--- START OF ROWS ---

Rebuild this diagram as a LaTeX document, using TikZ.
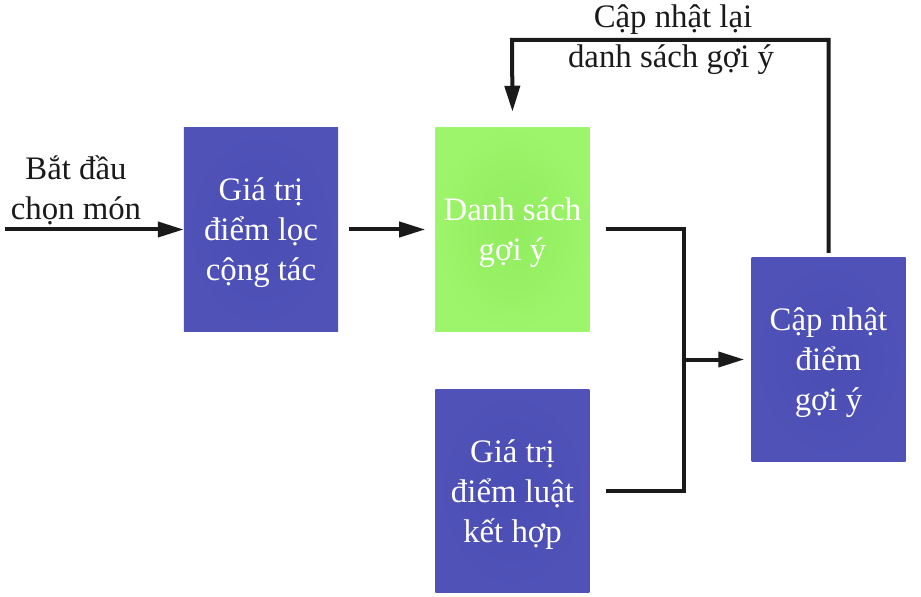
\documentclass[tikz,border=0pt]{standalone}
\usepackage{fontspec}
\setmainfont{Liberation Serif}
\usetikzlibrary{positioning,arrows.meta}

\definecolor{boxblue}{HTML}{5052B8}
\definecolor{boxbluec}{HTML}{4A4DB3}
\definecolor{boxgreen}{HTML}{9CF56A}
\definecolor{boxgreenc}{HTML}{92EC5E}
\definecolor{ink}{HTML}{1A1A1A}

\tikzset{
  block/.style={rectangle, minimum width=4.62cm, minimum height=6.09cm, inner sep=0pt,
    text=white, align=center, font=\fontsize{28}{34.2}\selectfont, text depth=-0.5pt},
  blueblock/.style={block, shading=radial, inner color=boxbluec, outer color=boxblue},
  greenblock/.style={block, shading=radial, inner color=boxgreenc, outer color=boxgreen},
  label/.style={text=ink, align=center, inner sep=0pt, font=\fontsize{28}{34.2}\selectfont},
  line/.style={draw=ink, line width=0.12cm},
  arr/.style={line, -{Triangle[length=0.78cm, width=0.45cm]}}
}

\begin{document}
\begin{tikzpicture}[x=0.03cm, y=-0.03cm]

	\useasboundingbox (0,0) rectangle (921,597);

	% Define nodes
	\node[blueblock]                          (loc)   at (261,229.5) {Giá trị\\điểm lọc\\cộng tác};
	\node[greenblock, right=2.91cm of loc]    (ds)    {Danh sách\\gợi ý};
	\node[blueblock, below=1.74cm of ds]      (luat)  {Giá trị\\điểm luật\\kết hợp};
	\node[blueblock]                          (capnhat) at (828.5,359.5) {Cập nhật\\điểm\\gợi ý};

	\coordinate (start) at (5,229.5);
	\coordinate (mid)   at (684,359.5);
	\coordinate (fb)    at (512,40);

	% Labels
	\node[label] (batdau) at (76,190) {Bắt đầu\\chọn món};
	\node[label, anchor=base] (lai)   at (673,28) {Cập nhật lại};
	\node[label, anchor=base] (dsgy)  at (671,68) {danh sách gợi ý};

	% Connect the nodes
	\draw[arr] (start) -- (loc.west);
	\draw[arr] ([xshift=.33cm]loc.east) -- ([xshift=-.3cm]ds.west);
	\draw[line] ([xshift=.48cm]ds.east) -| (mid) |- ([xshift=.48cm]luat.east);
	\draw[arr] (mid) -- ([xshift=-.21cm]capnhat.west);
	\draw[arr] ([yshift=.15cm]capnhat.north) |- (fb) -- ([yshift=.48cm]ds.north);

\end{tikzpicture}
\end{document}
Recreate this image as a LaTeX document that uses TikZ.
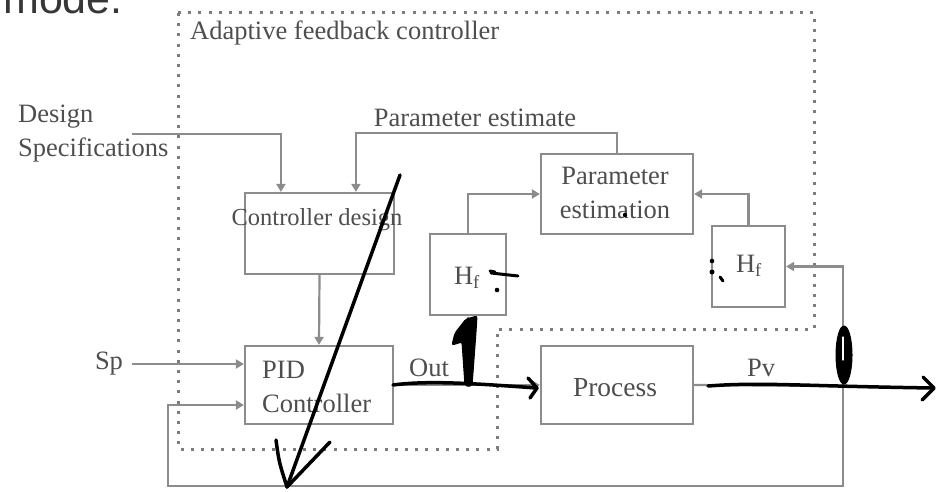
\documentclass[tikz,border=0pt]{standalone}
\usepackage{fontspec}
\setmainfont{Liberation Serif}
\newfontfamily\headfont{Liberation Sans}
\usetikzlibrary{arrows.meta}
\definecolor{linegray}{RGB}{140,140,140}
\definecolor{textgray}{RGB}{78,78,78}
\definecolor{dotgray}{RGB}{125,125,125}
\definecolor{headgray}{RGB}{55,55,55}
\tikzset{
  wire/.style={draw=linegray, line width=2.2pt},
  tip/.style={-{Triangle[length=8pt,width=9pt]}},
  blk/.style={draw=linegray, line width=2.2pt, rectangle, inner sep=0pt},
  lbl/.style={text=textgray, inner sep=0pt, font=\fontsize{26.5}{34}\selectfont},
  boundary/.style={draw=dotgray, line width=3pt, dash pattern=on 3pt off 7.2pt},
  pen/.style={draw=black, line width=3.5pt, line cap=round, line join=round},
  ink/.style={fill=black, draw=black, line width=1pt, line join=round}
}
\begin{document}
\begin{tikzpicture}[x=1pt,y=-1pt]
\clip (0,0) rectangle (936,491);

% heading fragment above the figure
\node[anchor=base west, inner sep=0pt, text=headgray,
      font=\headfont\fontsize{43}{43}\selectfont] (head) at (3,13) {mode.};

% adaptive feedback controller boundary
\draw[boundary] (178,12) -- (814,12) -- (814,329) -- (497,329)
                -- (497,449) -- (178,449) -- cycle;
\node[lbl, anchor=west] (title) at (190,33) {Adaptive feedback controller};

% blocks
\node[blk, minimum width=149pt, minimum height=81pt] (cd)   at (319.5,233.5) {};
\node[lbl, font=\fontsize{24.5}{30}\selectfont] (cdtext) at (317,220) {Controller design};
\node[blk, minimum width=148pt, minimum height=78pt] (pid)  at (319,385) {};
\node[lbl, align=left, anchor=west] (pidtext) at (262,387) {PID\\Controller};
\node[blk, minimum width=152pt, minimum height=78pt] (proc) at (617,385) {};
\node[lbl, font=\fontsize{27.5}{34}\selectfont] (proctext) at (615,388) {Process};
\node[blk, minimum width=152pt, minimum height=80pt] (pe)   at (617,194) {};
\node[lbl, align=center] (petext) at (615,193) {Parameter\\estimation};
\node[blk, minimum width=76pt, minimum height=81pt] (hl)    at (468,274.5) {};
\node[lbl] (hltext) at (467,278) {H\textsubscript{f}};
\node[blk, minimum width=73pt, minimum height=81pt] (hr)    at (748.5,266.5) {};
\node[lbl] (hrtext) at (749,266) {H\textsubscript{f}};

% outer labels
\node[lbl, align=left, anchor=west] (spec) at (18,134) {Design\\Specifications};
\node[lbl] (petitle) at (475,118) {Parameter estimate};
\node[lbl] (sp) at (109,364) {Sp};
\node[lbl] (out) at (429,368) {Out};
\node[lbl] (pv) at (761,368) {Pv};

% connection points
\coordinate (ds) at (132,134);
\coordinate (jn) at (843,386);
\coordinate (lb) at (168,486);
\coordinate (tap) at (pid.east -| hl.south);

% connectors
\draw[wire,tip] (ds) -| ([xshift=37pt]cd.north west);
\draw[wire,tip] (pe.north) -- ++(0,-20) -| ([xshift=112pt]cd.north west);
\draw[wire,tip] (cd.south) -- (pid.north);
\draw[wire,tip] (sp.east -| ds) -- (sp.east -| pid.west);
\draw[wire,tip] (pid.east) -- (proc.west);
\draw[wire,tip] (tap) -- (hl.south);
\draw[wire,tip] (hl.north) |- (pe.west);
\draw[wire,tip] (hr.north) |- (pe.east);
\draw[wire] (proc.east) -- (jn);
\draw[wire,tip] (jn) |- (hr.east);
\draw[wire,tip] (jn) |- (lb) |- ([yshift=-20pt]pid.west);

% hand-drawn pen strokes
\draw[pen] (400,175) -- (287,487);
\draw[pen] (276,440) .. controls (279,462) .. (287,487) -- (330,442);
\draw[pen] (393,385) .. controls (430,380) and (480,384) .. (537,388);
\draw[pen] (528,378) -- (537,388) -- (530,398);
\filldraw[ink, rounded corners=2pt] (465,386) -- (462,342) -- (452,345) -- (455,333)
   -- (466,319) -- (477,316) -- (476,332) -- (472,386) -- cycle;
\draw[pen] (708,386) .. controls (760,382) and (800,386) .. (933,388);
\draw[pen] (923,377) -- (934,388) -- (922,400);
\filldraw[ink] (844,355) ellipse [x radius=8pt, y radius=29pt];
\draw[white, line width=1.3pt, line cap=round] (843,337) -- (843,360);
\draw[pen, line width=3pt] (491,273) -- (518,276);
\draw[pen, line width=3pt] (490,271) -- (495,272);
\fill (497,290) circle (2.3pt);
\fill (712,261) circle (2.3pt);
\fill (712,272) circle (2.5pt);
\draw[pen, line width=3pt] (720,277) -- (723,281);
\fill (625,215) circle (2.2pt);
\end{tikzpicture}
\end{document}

--- END OF ROWS ---

Except for the pictures, reproduce every line exactly.

Rebuild this diagram as a LaTeX document, using TikZ.
\documentclass[tikz,border=0pt]{standalone}
\usepackage{fontspec}
\setmainfont{Liberation Serif}
\usetikzlibrary{positioning,arrows.meta}

\definecolor{boxblue}{HTML}{5052B8}
\definecolor{boxbluec}{HTML}{4A4DB3}
\definecolor{boxgreen}{HTML}{9CF56A}
\definecolor{boxgreenc}{HTML}{92EC5E}
\definecolor{ink}{HTML}{1A1A1A}

\tikzset{
  block/.style={rectangle, minimum width=4.62cm, minimum height=6.09cm, inner sep=0pt,
    text=white, align=center, font=\fontsize{28}{34.2}\selectfont, text depth=-0.5pt},
  blueblock/.style={block, shading=radial, inner color=boxbluec, outer color=boxblue},
  greenblock/.style={block, shading=radial, inner color=boxgreenc, outer color=boxgreen},
  label/.style={text=ink, align=center, inner sep=0pt, font=\fontsize{28}{34.2}\selectfont},
  line/.style={draw=ink, line width=0.12cm},
  arr/.style={line, -{Triangle[length=0.78cm, width=0.45cm]}}
}

\begin{document}
\begin{tikzpicture}[x=0.03cm, y=-0.03cm]

	\useasboundingbox (0,0) rectangle (921,597);

	% Define nodes
	\node[blueblock]                          (loc)   at (261,229.5) {Giá trị\\điểm lọc\\cộng tác};
	\node[greenblock, right=2.91cm of loc]    (ds)    {Danh sách\\gợi ý};
	\node[blueblock, below=1.74cm of ds]      (luat)  {Giá trị\\điểm luật\\kết hợp};
	\node[blueblock]                          (capnhat) at (828.5,359.5) {Cập nhật\\điểm\\gợi ý};

	\coordinate (start) at (5,229.5);
	\coordinate (mid)   at (684,359.5);
	\coordinate (fb)    at (512,40);

	% Labels
	\node[label] (batdau) at (76,190) {Bắt đầu\\chọn món};
	\node[label, anchor=base] (lai)   at (673,28) {Cập nhật lại};
	\node[label, anchor=base] (dsgy)  at (671,68) {danh sách gợi ý};

	% Connect the nodes
	\draw[arr] (start) -- (loc.west);
	\draw[arr] ([xshift=.33cm]loc.east) -- ([xshift=-.3cm]ds.west);
	\draw[line] ([xshift=.48cm]ds.east) -| (mid) |- ([xshift=.48cm]luat.east);
	\draw[arr] (mid) -- ([xshift=-.21cm]capnhat.west);
	\draw[arr] ([yshift=.15cm]capnhat.north) |- (fb) -- ([yshift=.48cm]ds.north);

\end{tikzpicture}
\end{document}
Recreate this image as a LaTeX document that uses TikZ.
\documentclass[tikz,border=0pt]{standalone}
\usepackage{fontspec}
\setmainfont{Liberation Serif}
\newfontfamily\headfont{Liberation Sans}
\usetikzlibrary{arrows.meta}
\definecolor{linegray}{RGB}{140,140,140}
\definecolor{textgray}{RGB}{78,78,78}
\definecolor{dotgray}{RGB}{125,125,125}
\definecolor{headgray}{RGB}{55,55,55}
\tikzset{
  wire/.style={draw=linegray, line width=2.2pt},
  tip/.style={-{Triangle[length=8pt,width=9pt]}},
  blk/.style={draw=linegray, line width=2.2pt, rectangle, inner sep=0pt},
  lbl/.style={text=textgray, inner sep=0pt, font=\fontsize{26.5}{34}\selectfont},
  boundary/.style={draw=dotgray, line width=3pt, dash pattern=on 3pt off 7.2pt},
  pen/.style={draw=black, line width=3.5pt, line cap=round, line join=round},
  ink/.style={fill=black, draw=black, line width=1pt, line join=round}
}
\begin{document}
\begin{tikzpicture}[x=1pt,y=-1pt]
\clip (0,0) rectangle (936,491);

% heading fragment above the figure
\node[anchor=base west, inner sep=0pt, text=headgray,
      font=\headfont\fontsize{43}{43}\selectfont] (head) at (3,13) {mode.};

% adaptive feedback controller boundary
\draw[boundary] (178,12) -- (814,12) -- (814,329) -- (497,329)
                -- (497,449) -- (178,449) -- cycle;
\node[lbl, anchor=west] (title) at (190,33) {Adaptive feedback controller};

% blocks
\node[blk, minimum width=149pt, minimum height=81pt] (cd)   at (319.5,233.5) {};
\node[lbl, font=\fontsize{24.5}{30}\selectfont] (cdtext) at (317,220) {Controller design};
\node[blk, minimum width=148pt, minimum height=78pt] (pid)  at (319,385) {};
\node[lbl, align=left, anchor=west] (pidtext) at (262,387) {PID\\Controller};
\node[blk, minimum width=152pt, minimum height=78pt] (proc) at (617,385) {};
\node[lbl, font=\fontsize{27.5}{34}\selectfont] (proctext) at (615,388) {Process};
\node[blk, minimum width=152pt, minimum height=80pt] (pe)   at (617,194) {};
\node[lbl, align=center] (petext) at (615,193) {Parameter\\estimation};
\node[blk, minimum width=76pt, minimum height=81pt] (hl)    at (468,274.5) {};
\node[lbl] (hltext) at (467,278) {H\textsubscript{f}};
\node[blk, minimum width=73pt, minimum height=81pt] (hr)    at (748.5,266.5) {};
\node[lbl] (hrtext) at (749,266) {H\textsubscript{f}};

% outer labels
\node[lbl, align=left, anchor=west] (spec) at (18,134) {Design\\Specifications};
\node[lbl] (petitle) at (475,118) {Parameter estimate};
\node[lbl] (sp) at (109,364) {Sp};
\node[lbl] (out) at (429,368) {Out};
\node[lbl] (pv) at (761,368) {Pv};

% connection points
\coordinate (ds) at (132,134);
\coordinate (jn) at (843,386);
\coordinate (lb) at (168,486);
\coordinate (tap) at (pid.east -| hl.south);

% connectors
\draw[wire,tip] (ds) -| ([xshift=37pt]cd.north west);
\draw[wire,tip] (pe.north) -- ++(0,-20) -| ([xshift=112pt]cd.north west);
\draw[wire,tip] (cd.south) -- (pid.north);
\draw[wire,tip] (sp.east -| ds) -- (sp.east -| pid.west);
\draw[wire,tip] (pid.east) -- (proc.west);
\draw[wire,tip] (tap) -- (hl.south);
\draw[wire,tip] (hl.north) |- (pe.west);
\draw[wire,tip] (hr.north) |- (pe.east);
\draw[wire] (proc.east) -- (jn);
\draw[wire,tip] (jn) |- (hr.east);
\draw[wire,tip] (jn) |- (lb) |- ([yshift=-20pt]pid.west);

% hand-drawn pen strokes
\draw[pen] (400,175) -- (287,487);
\draw[pen] (276,440) .. controls (279,462) .. (287,487) -- (330,442);
\draw[pen] (393,385) .. controls (430,380) and (480,384) .. (537,388);
\draw[pen] (528,378) -- (537,388) -- (530,398);
\filldraw[ink, rounded corners=2pt] (465,386) -- (462,342) -- (452,345) -- (455,333)
   -- (466,319) -- (477,316) -- (476,332) -- (472,386) -- cycle;
\draw[pen] (708,386) .. controls (760,382) and (800,386) .. (933,388);
\draw[pen] (923,377) -- (934,388) -- (922,400);
\filldraw[ink] (844,355) ellipse [x radius=8pt, y radius=29pt];
\draw[white, line width=1.3pt, line cap=round] (843,337) -- (843,360);
\draw[pen, line width=3pt] (491,273) -- (518,276);
\draw[pen, line width=3pt] (490,271) -- (495,272);
\fill (497,290) circle (2.3pt);
\fill (712,261) circle (2.3pt);
\fill (712,272) circle (2.5pt);
\draw[pen, line width=3pt] (720,277) -- (723,281);
\fill (625,215) circle (2.2pt);
\end{tikzpicture}
\end{document}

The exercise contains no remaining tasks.